### Raw data ###

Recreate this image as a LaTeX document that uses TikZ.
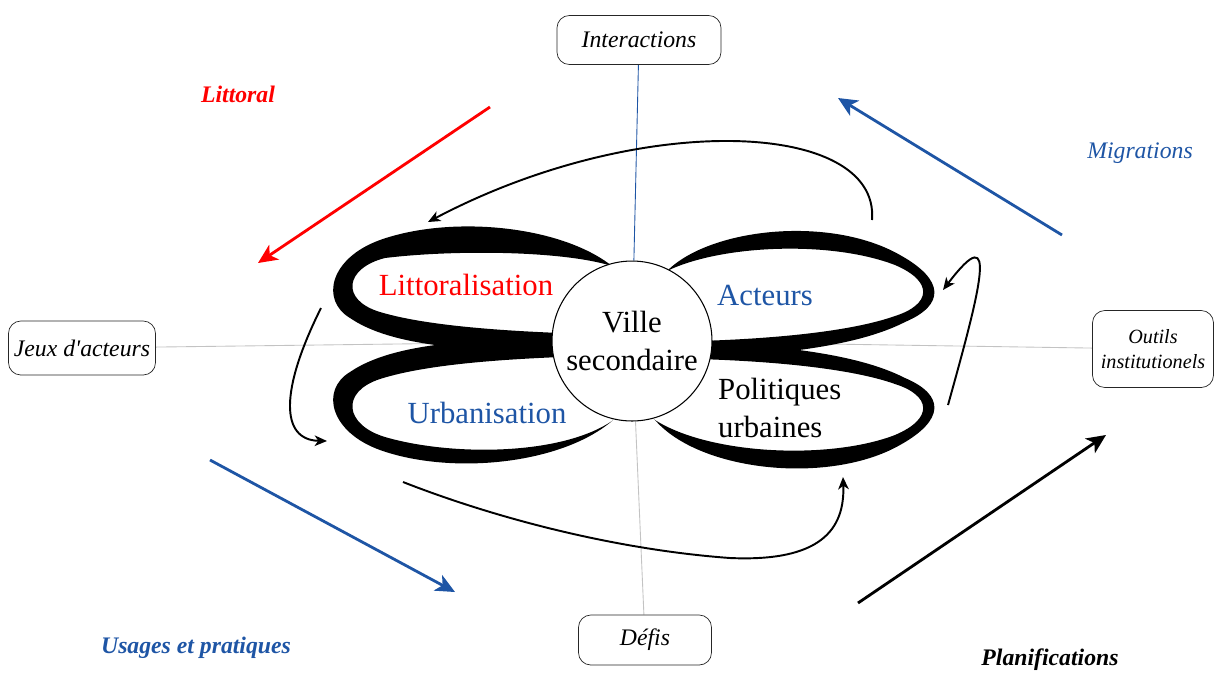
\documentclass[tikz,border=0pt]{standalone}
\usepackage{fontspec}
\setmainfont{Liberation Serif}
\usetikzlibrary{arrows.meta}

\definecolor{bleu}{RGB}{30,85,165}
\definecolor{gris}{RGB}{195,195,195}

\pgfdeclarelayer{back}
\pgfsetlayers{back,main}

\tikzset{
  box/.style={draw=black!85, rounded corners=7pt, align=center, inner sep=2pt,
    font=\fontsize{13.5}{16}\selectfont\itshape},
  petal/.style={fill=black, even odd rule},
  theme/.style={font=\fontsize{17.5}{22}\selectfont},
  corner/.style={font=\fontsize{13.5}{16}\selectfont\bfseries\itshape},
  flow/.style={line width=1.6pt, -{Stealth[length=11pt,width=10pt,inset=3pt]}},
  loop/.style={line width=1.1pt, -{Stealth[length=7pt,width=6pt,inset=2pt]}},
  axis/.style={gris, line width=0.5pt},
}

\begin{document}
\begin{tikzpicture}[x=0.02cm, y=-0.02cm]
    \useasboundingbox (0,0) rectangle (1216,674);

    % Petals
    \fill[petal] (612,266) .. controls (560,225) and (450,215) .. (380,240) .. controls (330,258) and (320,300) .. (350,318) .. controls (400,352) and (500,352) .. (632,352) -- (632,300) -- cycle
      (612,266) .. controls (560,250) and (450,250) .. (385,258) .. controls (345,268) and (340,300) .. (380,312) .. controls (430,327) and (520,333) .. (632,335) -- (632,300) -- cycle;
    \fill[petal] (612,421) .. controls (560,465) and (450,475) .. (380,450) .. controls (330,432) and (320,390) .. (350,372) .. controls (400,338) and (500,338) .. (632,338) -- (632,390) -- cycle
      (612,421) .. controls (560,456) and (450,456) .. (385,437) .. controls (345,425) and (340,392) .. (380,379) .. controls (430,363) and (520,357) .. (632,355) -- (632,390) -- cycle;
    \fill[petal] (667,271) .. controls (710,228) and (830,215) .. (900,255) .. controls (945,280) and (945,305) .. (905,322) .. controls (860,345) and (780,358) .. (632,360) -- (632,300) -- cycle
      (667,271) .. controls (720,245) and (830,240) .. (895,265) .. controls (935,282) and (930,305) .. (895,316) .. controls (850,332) and (760,342) .. (632,342) -- (632,300) -- cycle;
    \fill[petal] (655,420) .. controls (700,472) and (830,485) .. (900,445) .. controls (945,420) and (945,395) .. (905,378) .. controls (860,355) and (780,342) .. (632,340) -- (632,400) -- cycle
      (655,420) .. controls (710,455) and (830,460) .. (895,435) .. controls (935,418) and (930,395) .. (895,384) .. controls (850,368) and (760,358) .. (632,358) -- (632,400) -- cycle;

    % Nodes
    \node (ville) [circle, draw, fill=white, minimum size=3.2cm, inner sep=0pt, line width=0.6pt, theme, align=center] at (632,341) {Ville\\secondaire};
    \node (littoralisation) [theme, text=red] at (466,285) {Littoralisation};
    \node (urbanisation) [theme, text=bleu] at (487,413) {Urbanisation};
    \node (acteurs) [theme, text=bleu] at (765,295) {Acteurs};
    \node (politiques) [theme, align=left, anchor=west] at (712,408) {Politiques\\urbaines};

    \node (interactions) [box, minimum width=3.28cm, minimum height=0.98cm] at (639,40) {Interactions};
    \node (jeux) [box, minimum width=2.94cm, minimum height=1.08cm] at (82,348) {Jeux d\textquotesingle acteurs};
    \node (outils) [box, minimum width=2.42cm, minimum height=1.54cm, font=\fontsize{11.5}{14}\selectfont\itshape] at (1153,349) {Outils\\institutionels};
    \node (defis) [box, minimum width=2.66cm, minimum height=1.0cm] at (645,640) {Défis};

    \node (littoral) [corner, text=red] at (238,94) {Littoral};
    \node (migrations) [font=\fontsize{13.5}{16}\selectfont\itshape, text=bleu] at (1140,153) {Migrations};
    \node (usages) [corner, text=bleu] at (196,648) {Usages et pratiques};
    \node (planif) [corner] at (1050,660) {Planifications};

    % Axes
    \begin{pgfonlayer}{back}
    \draw[bleu, line width=0.5pt] (interactions) -- (ville);
    \draw[axis] (jeux) -- (ville);
    \draw[axis] (outils) -- (ville);
    \draw[axis] (defis) -- (ville);
    \end{pgfonlayer}

    % Arrows
    \coordinate (littoral-a) at (490,107);
    \coordinate (littoral-b) at (258,263);
    \coordinate (migrations-a) at (1062,235);
    \coordinate (migrations-b) at (838,98);
    \coordinate (usages-a) at (210,460);
    \coordinate (usages-b) at (455,592);
    \coordinate (planif-a) at (858,603);
    \coordinate (planif-b) at (1106,435);
    \draw[flow, red] (littoral-a) -- (littoral-b);
    \draw[flow, bleu] (migrations-a) -- (migrations-b);
    \draw[flow, bleu] (usages-a) -- (usages-b);
    \draw[flow] (planif-a) -- (planif-b);

    % Loops between petals
    \coordinate (acteurs-top) at (872,220);
    \coordinate (littoralisation-top) at (428,222);
    \coordinate (politiques-right) at (948,405);
    \coordinate (acteurs-right) at (943,290);
    \coordinate (littoralisation-left) at (321,308);
    \coordinate (urbanisation-left) at (327,441);
    \coordinate (urbanisation-bottom) at (403,482);
    \coordinate (politiques-bottom) at (843,477);
    \draw[loop] (acteurs-top) .. controls (880,120) and (640,110) .. (littoralisation-top);
    \draw[loop] (politiques-right) .. controls (980,290) and (1000,215) .. (acteurs-right);
    \draw[loop] (littoralisation-left) .. controls (280,390) and (280,440) .. (urbanisation-left);
    \draw[loop] (urbanisation-bottom) .. controls (500,520) and (620,550) .. (730,558) .. controls (820,562) and (845,530) .. (politiques-bottom);
\end{tikzpicture}
\end{document}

###

Write out again every line above exactly as given; the pictures do not belong in the copy.

Recreate this image as a LaTeX document that uses TikZ.
\documentclass[tikz,border=0pt]{standalone}
\usepackage{fontspec}
\setmainfont{Liberation Serif}
\usetikzlibrary{arrows.meta}

\definecolor{bleu}{RGB}{30,85,165}
\definecolor{gris}{RGB}{195,195,195}

\pgfdeclarelayer{back}
\pgfsetlayers{back,main}

\tikzset{
  box/.style={draw=black!85, rounded corners=7pt, align=center, inner sep=2pt,
    font=\fontsize{13.5}{16}\selectfont\itshape},
  petal/.style={fill=black, even odd rule},
  theme/.style={font=\fontsize{17.5}{22}\selectfont},
  corner/.style={font=\fontsize{13.5}{16}\selectfont\bfseries\itshape},
  flow/.style={line width=1.6pt, -{Stealth[length=11pt,width=10pt,inset=3pt]}},
  loop/.style={line width=1.1pt, -{Stealth[length=7pt,width=6pt,inset=2pt]}},
  axis/.style={gris, line width=0.5pt},
}

\begin{document}
\begin{tikzpicture}[x=0.02cm, y=-0.02cm]
    \useasboundingbox (0,0) rectangle (1216,674);

    % Petals
    \fill[petal] (612,266) .. controls (560,225) and (450,215) .. (380,240) .. controls (330,258) and (320,300) .. (350,318) .. controls (400,352) and (500,352) .. (632,352) -- (632,300) -- cycle
      (612,266) .. controls (560,250) and (450,250) .. (385,258) .. controls (345,268) and (340,300) .. (380,312) .. controls (430,327) and (520,333) .. (632,335) -- (632,300) -- cycle;
    \fill[petal] (612,421) .. controls (560,465) and (450,475) .. (380,450) .. controls (330,432) and (320,390) .. (350,372) .. controls (400,338) and (500,338) .. (632,338) -- (632,390) -- cycle
      (612,421) .. controls (560,456) and (450,456) .. (385,437) .. controls (345,425) and (340,392) .. (380,379) .. controls (430,363) and (520,357) .. (632,355) -- (632,390) -- cycle;
    \fill[petal] (667,271) .. controls (710,228) and (830,215) .. (900,255) .. controls (945,280) and (945,305) .. (905,322) .. controls (860,345) and (780,358) .. (632,360) -- (632,300) -- cycle
      (667,271) .. controls (720,245) and (830,240) .. (895,265) .. controls (935,282) and (930,305) .. (895,316) .. controls (850,332) and (760,342) .. (632,342) -- (632,300) -- cycle;
    \fill[petal] (655,420) .. controls (700,472) and (830,485) .. (900,445) .. controls (945,420) and (945,395) .. (905,378) .. controls (860,355) and (780,342) .. (632,340) -- (632,400) -- cycle
      (655,420) .. controls (710,455) and (830,460) .. (895,435) .. controls (935,418) and (930,395) .. (895,384) .. controls (850,368) and (760,358) .. (632,358) -- (632,400) -- cycle;

    % Nodes
    \node (ville) [circle, draw, fill=white, minimum size=3.2cm, inner sep=0pt, line width=0.6pt, theme, align=center] at (632,341) {Ville\\secondaire};
    \node (littoralisation) [theme, text=red] at (466,285) {Littoralisation};
    \node (urbanisation) [theme, text=bleu] at (487,413) {Urbanisation};
    \node (acteurs) [theme, text=bleu] at (765,295) {Acteurs};
    \node (politiques) [theme, align=left, anchor=west] at (712,408) {Politiques\\urbaines};

    \node (interactions) [box, minimum width=3.28cm, minimum height=0.98cm] at (639,40) {Interactions};
    \node (jeux) [box, minimum width=2.94cm, minimum height=1.08cm] at (82,348) {Jeux d\textquotesingle acteurs};
    \node (outils) [box, minimum width=2.42cm, minimum height=1.54cm, font=\fontsize{11.5}{14}\selectfont\itshape] at (1153,349) {Outils\\institutionels};
    \node (defis) [box, minimum width=2.66cm, minimum height=1.0cm] at (645,640) {Défis};

    \node (littoral) [corner, text=red] at (238,94) {Littoral};
    \node (migrations) [font=\fontsize{13.5}{16}\selectfont\itshape, text=bleu] at (1140,153) {Migrations};
    \node (usages) [corner, text=bleu] at (196,648) {Usages et pratiques};
    \node (planif) [corner] at (1050,660) {Planifications};

    % Axes
    \begin{pgfonlayer}{back}
    \draw[bleu, line width=0.5pt] (interactions) -- (ville);
    \draw[axis] (jeux) -- (ville);
    \draw[axis] (outils) -- (ville);
    \draw[axis] (defis) -- (ville);
    \end{pgfonlayer}

    % Arrows
    \coordinate (littoral-a) at (490,107);
    \coordinate (littoral-b) at (258,263);
    \coordinate (migrations-a) at (1062,235);
    \coordinate (migrations-b) at (838,98);
    \coordinate (usages-a) at (210,460);
    \coordinate (usages-b) at (455,592);
    \coordinate (planif-a) at (858,603);
    \coordinate (planif-b) at (1106,435);
    \draw[flow, red] (littoral-a) -- (littoral-b);
    \draw[flow, bleu] (migrations-a) -- (migrations-b);
    \draw[flow, bleu] (usages-a) -- (usages-b);
    \draw[flow] (planif-a) -- (planif-b);

    % Loops between petals
    \coordinate (acteurs-top) at (872,220);
    \coordinate (littoralisation-top) at (428,222);
    \coordinate (politiques-right) at (948,405);
    \coordinate (acteurs-right) at (943,290);
    \coordinate (littoralisation-left) at (321,308);
    \coordinate (urbanisation-left) at (327,441);
    \coordinate (urbanisation-bottom) at (403,482);
    \coordinate (politiques-bottom) at (843,477);
    \draw[loop] (acteurs-top) .. controls (880,120) and (640,110) .. (littoralisation-top);
    \draw[loop] (politiques-right) .. controls (980,290) and (1000,215) .. (acteurs-right);
    \draw[loop] (littoralisation-left) .. controls (280,390) and (280,440) .. (urbanisation-left);
    \draw[loop] (urbanisation-bottom) .. controls (500,520) and (620,550) .. (730,558) .. controls (820,562) and (845,530) .. (politiques-bottom);
\end{tikzpicture}
\end{document}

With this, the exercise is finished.